# Task directions
Transcribe the listing verbatim. Do not carry over any pictures.

# Supplied information

* begin *

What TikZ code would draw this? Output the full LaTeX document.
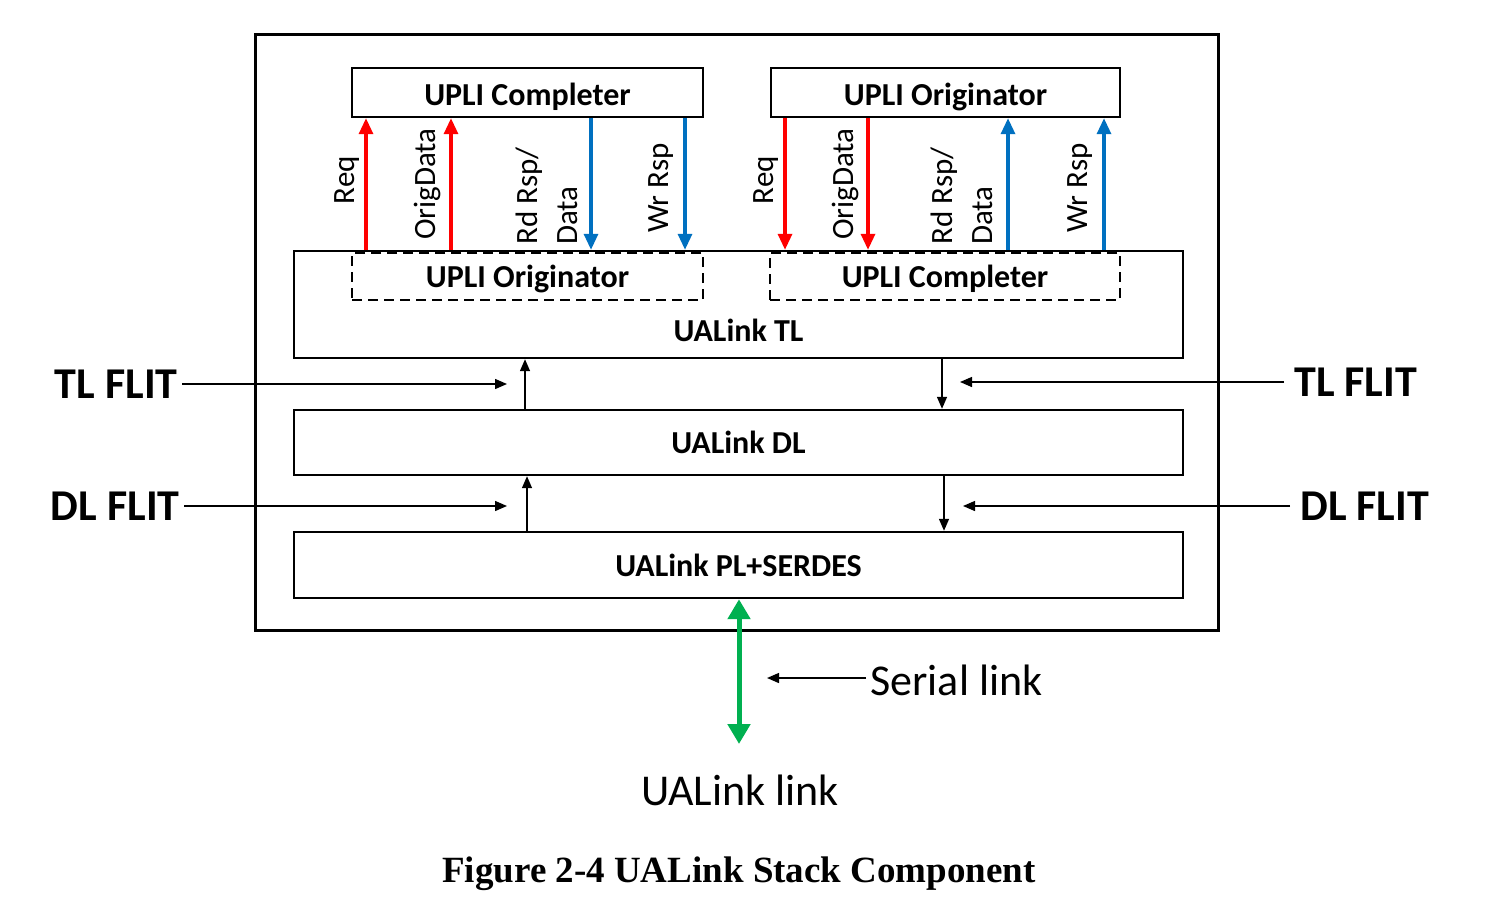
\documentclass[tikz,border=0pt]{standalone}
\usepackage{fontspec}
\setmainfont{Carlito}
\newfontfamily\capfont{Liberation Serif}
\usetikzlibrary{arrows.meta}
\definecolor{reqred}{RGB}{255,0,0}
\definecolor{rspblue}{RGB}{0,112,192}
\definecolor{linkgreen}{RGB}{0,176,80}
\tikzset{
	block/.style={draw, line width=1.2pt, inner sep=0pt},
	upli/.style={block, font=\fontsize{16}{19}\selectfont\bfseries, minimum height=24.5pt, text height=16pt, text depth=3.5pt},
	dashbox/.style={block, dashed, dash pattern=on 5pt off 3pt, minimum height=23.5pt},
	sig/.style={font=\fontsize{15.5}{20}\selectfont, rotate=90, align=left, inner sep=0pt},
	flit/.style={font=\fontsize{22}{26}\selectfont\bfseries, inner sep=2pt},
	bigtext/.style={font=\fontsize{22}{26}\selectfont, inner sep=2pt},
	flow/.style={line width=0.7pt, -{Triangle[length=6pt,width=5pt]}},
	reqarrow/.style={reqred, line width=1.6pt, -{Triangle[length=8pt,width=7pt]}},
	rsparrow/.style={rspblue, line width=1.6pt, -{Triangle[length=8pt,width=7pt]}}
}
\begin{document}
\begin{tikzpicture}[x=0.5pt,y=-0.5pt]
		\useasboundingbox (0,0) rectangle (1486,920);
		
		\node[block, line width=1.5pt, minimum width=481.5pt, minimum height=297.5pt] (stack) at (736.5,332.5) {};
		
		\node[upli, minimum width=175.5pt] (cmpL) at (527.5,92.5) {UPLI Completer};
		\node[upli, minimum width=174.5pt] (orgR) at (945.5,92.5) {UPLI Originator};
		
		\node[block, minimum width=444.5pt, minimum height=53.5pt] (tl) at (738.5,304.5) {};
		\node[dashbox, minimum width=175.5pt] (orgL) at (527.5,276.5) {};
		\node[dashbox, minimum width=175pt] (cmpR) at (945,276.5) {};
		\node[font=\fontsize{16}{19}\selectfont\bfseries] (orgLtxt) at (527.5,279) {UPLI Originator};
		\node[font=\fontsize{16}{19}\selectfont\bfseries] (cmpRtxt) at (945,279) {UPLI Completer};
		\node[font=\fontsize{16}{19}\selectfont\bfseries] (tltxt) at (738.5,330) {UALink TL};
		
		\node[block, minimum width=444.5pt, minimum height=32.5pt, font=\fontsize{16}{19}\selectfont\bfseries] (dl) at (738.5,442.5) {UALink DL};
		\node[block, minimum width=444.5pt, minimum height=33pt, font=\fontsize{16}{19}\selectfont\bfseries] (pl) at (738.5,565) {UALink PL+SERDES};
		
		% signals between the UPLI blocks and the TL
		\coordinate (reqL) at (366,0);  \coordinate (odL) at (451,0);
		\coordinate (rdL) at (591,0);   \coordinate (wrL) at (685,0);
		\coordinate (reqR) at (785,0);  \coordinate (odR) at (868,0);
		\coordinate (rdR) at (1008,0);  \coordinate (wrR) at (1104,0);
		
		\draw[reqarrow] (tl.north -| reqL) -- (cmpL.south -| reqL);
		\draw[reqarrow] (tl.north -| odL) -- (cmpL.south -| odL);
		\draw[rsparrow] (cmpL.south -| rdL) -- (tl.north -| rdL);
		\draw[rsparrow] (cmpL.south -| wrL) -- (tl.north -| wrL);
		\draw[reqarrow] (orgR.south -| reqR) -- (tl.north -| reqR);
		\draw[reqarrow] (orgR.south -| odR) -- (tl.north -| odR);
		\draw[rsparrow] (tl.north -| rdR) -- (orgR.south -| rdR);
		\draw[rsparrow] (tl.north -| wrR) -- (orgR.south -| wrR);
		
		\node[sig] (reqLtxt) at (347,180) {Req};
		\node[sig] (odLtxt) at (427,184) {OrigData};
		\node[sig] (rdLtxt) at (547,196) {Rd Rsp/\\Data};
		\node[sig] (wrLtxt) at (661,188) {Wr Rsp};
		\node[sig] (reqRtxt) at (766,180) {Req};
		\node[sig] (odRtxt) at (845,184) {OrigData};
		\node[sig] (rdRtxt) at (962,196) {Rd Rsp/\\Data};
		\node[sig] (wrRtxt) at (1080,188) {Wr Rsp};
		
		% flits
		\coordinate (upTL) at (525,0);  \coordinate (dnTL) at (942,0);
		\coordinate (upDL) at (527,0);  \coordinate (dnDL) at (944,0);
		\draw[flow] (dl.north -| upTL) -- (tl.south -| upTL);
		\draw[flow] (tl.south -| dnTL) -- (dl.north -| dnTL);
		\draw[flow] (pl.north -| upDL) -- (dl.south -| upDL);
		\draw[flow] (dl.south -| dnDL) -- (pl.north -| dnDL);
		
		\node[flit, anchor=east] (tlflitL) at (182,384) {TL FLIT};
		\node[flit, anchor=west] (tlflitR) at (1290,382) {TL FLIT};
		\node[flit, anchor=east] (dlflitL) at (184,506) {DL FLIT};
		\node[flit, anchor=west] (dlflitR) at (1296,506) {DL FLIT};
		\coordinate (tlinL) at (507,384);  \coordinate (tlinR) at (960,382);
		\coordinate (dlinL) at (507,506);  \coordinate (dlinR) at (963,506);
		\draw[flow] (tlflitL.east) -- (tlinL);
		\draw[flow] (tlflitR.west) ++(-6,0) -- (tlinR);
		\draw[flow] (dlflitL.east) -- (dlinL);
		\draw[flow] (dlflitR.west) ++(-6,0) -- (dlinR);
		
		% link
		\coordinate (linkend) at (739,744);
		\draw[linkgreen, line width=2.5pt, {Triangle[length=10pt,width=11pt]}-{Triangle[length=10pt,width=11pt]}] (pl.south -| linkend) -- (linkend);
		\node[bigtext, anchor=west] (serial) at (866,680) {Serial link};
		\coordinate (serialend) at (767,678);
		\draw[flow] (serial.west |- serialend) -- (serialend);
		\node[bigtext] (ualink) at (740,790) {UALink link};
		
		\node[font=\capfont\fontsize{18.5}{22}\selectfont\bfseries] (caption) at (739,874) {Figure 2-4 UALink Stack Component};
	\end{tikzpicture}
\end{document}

* end *

# Response
What TikZ code would draw this? Output the full LaTeX document.
\documentclass[tikz,border=0pt]{standalone}
\usepackage{fontspec}
\setmainfont{Carlito}
\newfontfamily\capfont{Liberation Serif}
\usetikzlibrary{arrows.meta}
\definecolor{reqred}{RGB}{255,0,0}
\definecolor{rspblue}{RGB}{0,112,192}
\definecolor{linkgreen}{RGB}{0,176,80}
\tikzset{
	block/.style={draw, line width=1.2pt, inner sep=0pt},
	upli/.style={block, font=\fontsize{16}{19}\selectfont\bfseries, minimum height=24.5pt, text height=16pt, text depth=3.5pt},
	dashbox/.style={block, dashed, dash pattern=on 5pt off 3pt, minimum height=23.5pt},
	sig/.style={font=\fontsize{15.5}{20}\selectfont, rotate=90, align=left, inner sep=0pt},
	flit/.style={font=\fontsize{22}{26}\selectfont\bfseries, inner sep=2pt},
	bigtext/.style={font=\fontsize{22}{26}\selectfont, inner sep=2pt},
	flow/.style={line width=0.7pt, -{Triangle[length=6pt,width=5pt]}},
	reqarrow/.style={reqred, line width=1.6pt, -{Triangle[length=8pt,width=7pt]}},
	rsparrow/.style={rspblue, line width=1.6pt, -{Triangle[length=8pt,width=7pt]}}
}
\begin{document}
\begin{tikzpicture}[x=0.5pt,y=-0.5pt]
		\useasboundingbox (0,0) rectangle (1486,920);
		
		\node[block, line width=1.5pt, minimum width=481.5pt, minimum height=297.5pt] (stack) at (736.5,332.5) {};
		
		\node[upli, minimum width=175.5pt] (cmpL) at (527.5,92.5) {UPLI Completer};
		\node[upli, minimum width=174.5pt] (orgR) at (945.5,92.5) {UPLI Originator};
		
		\node[block, minimum width=444.5pt, minimum height=53.5pt] (tl) at (738.5,304.5) {};
		\node[dashbox, minimum width=175.5pt] (orgL) at (527.5,276.5) {};
		\node[dashbox, minimum width=175pt] (cmpR) at (945,276.5) {};
		\node[font=\fontsize{16}{19}\selectfont\bfseries] (orgLtxt) at (527.5,279) {UPLI Originator};
		\node[font=\fontsize{16}{19}\selectfont\bfseries] (cmpRtxt) at (945,279) {UPLI Completer};
		\node[font=\fontsize{16}{19}\selectfont\bfseries] (tltxt) at (738.5,330) {UALink TL};
		
		\node[block, minimum width=444.5pt, minimum height=32.5pt, font=\fontsize{16}{19}\selectfont\bfseries] (dl) at (738.5,442.5) {UALink DL};
		\node[block, minimum width=444.5pt, minimum height=33pt, font=\fontsize{16}{19}\selectfont\bfseries] (pl) at (738.5,565) {UALink PL+SERDES};
		
		% signals between the UPLI blocks and the TL
		\coordinate (reqL) at (366,0);  \coordinate (odL) at (451,0);
		\coordinate (rdL) at (591,0);   \coordinate (wrL) at (685,0);
		\coordinate (reqR) at (785,0);  \coordinate (odR) at (868,0);
		\coordinate (rdR) at (1008,0);  \coordinate (wrR) at (1104,0);
		
		\draw[reqarrow] (tl.north -| reqL) -- (cmpL.south -| reqL);
		\draw[reqarrow] (tl.north -| odL) -- (cmpL.south -| odL);
		\draw[rsparrow] (cmpL.south -| rdL) -- (tl.north -| rdL);
		\draw[rsparrow] (cmpL.south -| wrL) -- (tl.north -| wrL);
		\draw[reqarrow] (orgR.south -| reqR) -- (tl.north -| reqR);
		\draw[reqarrow] (orgR.south -| odR) -- (tl.north -| odR);
		\draw[rsparrow] (tl.north -| rdR) -- (orgR.south -| rdR);
		\draw[rsparrow] (tl.north -| wrR) -- (orgR.south -| wrR);
		
		\node[sig] (reqLtxt) at (347,180) {Req};
		\node[sig] (odLtxt) at (427,184) {OrigData};
		\node[sig] (rdLtxt) at (547,196) {Rd Rsp/\\Data};
		\node[sig] (wrLtxt) at (661,188) {Wr Rsp};
		\node[sig] (reqRtxt) at (766,180) {Req};
		\node[sig] (odRtxt) at (845,184) {OrigData};
		\node[sig] (rdRtxt) at (962,196) {Rd Rsp/\\Data};
		\node[sig] (wrRtxt) at (1080,188) {Wr Rsp};
		
		% flits
		\coordinate (upTL) at (525,0);  \coordinate (dnTL) at (942,0);
		\coordinate (upDL) at (527,0);  \coordinate (dnDL) at (944,0);
		\draw[flow] (dl.north -| upTL) -- (tl.south -| upTL);
		\draw[flow] (tl.south -| dnTL) -- (dl.north -| dnTL);
		\draw[flow] (pl.north -| upDL) -- (dl.south -| upDL);
		\draw[flow] (dl.south -| dnDL) -- (pl.north -| dnDL);
		
		\node[flit, anchor=east] (tlflitL) at (182,384) {TL FLIT};
		\node[flit, anchor=west] (tlflitR) at (1290,382) {TL FLIT};
		\node[flit, anchor=east] (dlflitL) at (184,506) {DL FLIT};
		\node[flit, anchor=west] (dlflitR) at (1296,506) {DL FLIT};
		\coordinate (tlinL) at (507,384);  \coordinate (tlinR) at (960,382);
		\coordinate (dlinL) at (507,506);  \coordinate (dlinR) at (963,506);
		\draw[flow] (tlflitL.east) -- (tlinL);
		\draw[flow] (tlflitR.west) ++(-6,0) -- (tlinR);
		\draw[flow] (dlflitL.east) -- (dlinL);
		\draw[flow] (dlflitR.west) ++(-6,0) -- (dlinR);
		
		% link
		\coordinate (linkend) at (739,744);
		\draw[linkgreen, line width=2.5pt, {Triangle[length=10pt,width=11pt]}-{Triangle[length=10pt,width=11pt]}] (pl.south -| linkend) -- (linkend);
		\node[bigtext, anchor=west] (serial) at (866,680) {Serial link};
		\coordinate (serialend) at (767,678);
		\draw[flow] (serial.west |- serialend) -- (serialend);
		\node[bigtext] (ualink) at (740,790) {UALink link};
		
		\node[font=\capfont\fontsize{18.5}{22}\selectfont\bfseries] (caption) at (739,874) {Figure 2-4 UALink Stack Component};
	\end{tikzpicture}
\end{document}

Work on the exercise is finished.